A particularly dramatic moment came in 1938, when Mexico's President Lázaro Cárdenas decreed that the country's foreign-controlled oil fields would be nationalized and the country's oil industry placed in the hands of a state monopoly, Pemex. American industrialists with interests in Mexico were outraged. They demanded that President Franklin Roosevelt intervene, with military force if necessary, as previous U.S. governments had done when Latin American governments had threatened U.S. business interests. Roosevelt refused, and negotiated a settlement, respecting Mexico's sovereignty while ensuring that private interests were compensated. This turning point in U.S.-Mexico relations made a strong impression on the young Carlos Fuentes, who was impressed with Roosevelt's diplomacy in reconciling the opposing parties. At the same time, Fuentes was made newly aware of his own identity as a Mexican in a foreign country.
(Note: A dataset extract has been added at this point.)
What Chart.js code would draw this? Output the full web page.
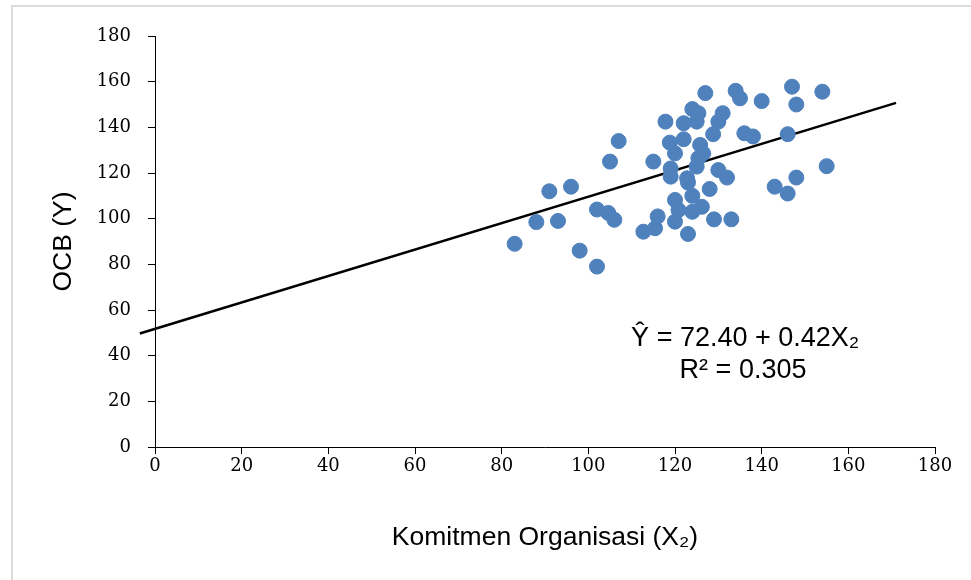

While fulfilling his government duties, he pursued a literary career in his spare time. With the success of his novel, Where the Air is Clear, Carlos Fuentes could afford to leave the foreign service and pursue a career as a full-time writer. In 1962 he published The Death of Artemio Cruz, an epic panorama of Mexican history from the revolution to the present. This work, inspired in part by the stories his grandmothers had told him of the revolution and its aftermath, has become an acknowledged masterpiece of world literature and one of the signature works of el boom, a period of intense creativity in Latin American fiction, when writers like Fuentes and his friend, the Colombian novelist Gabriel García Márquez, captured the imagination of readers around the world.
Fuentes continued to write novels throughout the 1960s and '70s, including The Good Conscience, A Change of Skin, and Aura. In addition to his fiction, his journalism and political commentary made Fuentes one of the most recognizable public intellectuals in the Spanish-speaking world. This visibility also created difficulties. For many years he was denied a visa to enter the United States, as were many other prominent European and Latin American intellectuals, presumably for his criticism of American foreign policy, although no reason was ever given publicly.
Fuentes presented a lifetime of reflection on the shared cultural heritage of the Spanish-speaking countries in a television series, The Buried Mirror. His companion volume for the series proved immensely popular around the world.
Fuentes continued to produce novels, including The Hydra Head and Distant Relations. His novel, The Old Gringo, concerned the fate of the U.S. writer Ambrose Bierce, who disappeared in Mexico in 1913 during the revolution. The novel became a bestseller in the United States in 1985, the first novel by a Mexican author to achieve this status. A film version, starring Gregory Peck and Jane Fonda, appeared in 1989. The same year saw the success of Fuentes's novel Christopher Unborn, a philosophical fantasy told from the point of view of an unborn child who will enter the world on the 500th anniversary of the European discovery of America. These were followed by Diana: The Goddess Who Hunts Alone and The Crystal Frontier. Recent novels include Inez, and The Years with Laura Diaz, another saga of 20th century Mexican history, as seen through one woman's very long life.
A collection of essays, This I Believe: A Life From A to Z, received the Prize of the Royal Spanish Academy for Best Book of 2004. The same year, he published Contra Bush, a critique of the U.S. administration. He continued his meditations on history and public affairs in his last works of fiction. The Eagle's Throne (2006) is a mischievous satire of Mexican politics set in the not-too-distant future. His 2011 novel Destiny and Desire threads a tale of friendship between two old school friends through a dense tapestry of fantasy, history and mordant reflections on the state of contemporary Mexico.
With his wife, Mexican television journalist Sylvia Lemus, Fuentes divided his time between homes in Mexico City and London, England. Fuentes had one grown daughter by a previous marriage. The two children of his marriage to Sylvia Lemus died in adulthood of natural causes. Carlos Fuentes died in Mexico City at the age of 83.